The growth layer should operate with a portfolio approach. Run 4-6 experiments simultaneously, expecting 60-70% to fail. The winners get promoted to the performance layer; the losers get killed quickly. Document every experiment rigorously so failed tests still generate organizational learning.
The "Q1 Sprint" Checklist
Don't wait for the annual planning cycle. Execute these four actions in January 2026 to realign your budget with the new market reality.
-
1Audit Your Tech Stack Cut any tool with less than 20% team utilization. Reallocate those savings to the "Moonshot" bucket.

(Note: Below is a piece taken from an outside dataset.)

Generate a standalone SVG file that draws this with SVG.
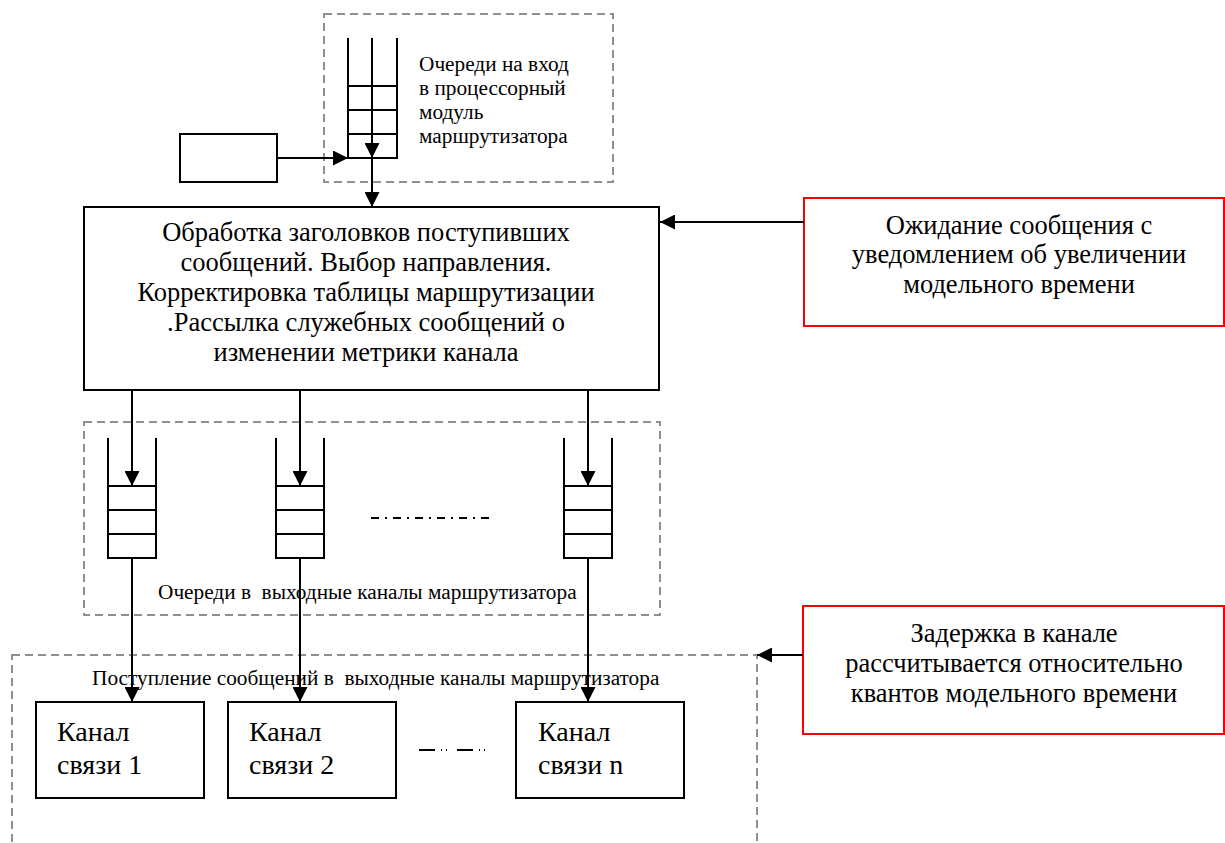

Most marketing teams have $10k-$30k sitting in unused SaaS subscriptions.
-
2Renegotiate Agency Fees If your SEO or content agency is using AI to write, their retainer should drop by 30%. If they resist, find a new agency. The value is in distribution strategy, not content production.
-
3Fund a High-Value Lead Magnet Allocate $5k-$10k specifically for a data report, interactive calculator, or benchmark tool to launch in February. This becomes your primary demand generation asset for Q1.
-
4Establish Experiment Governance Create a formal experiment tracking system with hypothesis documentation, success criteria, and kill/scale decision frameworks. Without this, your 20% growth budget becomes waste.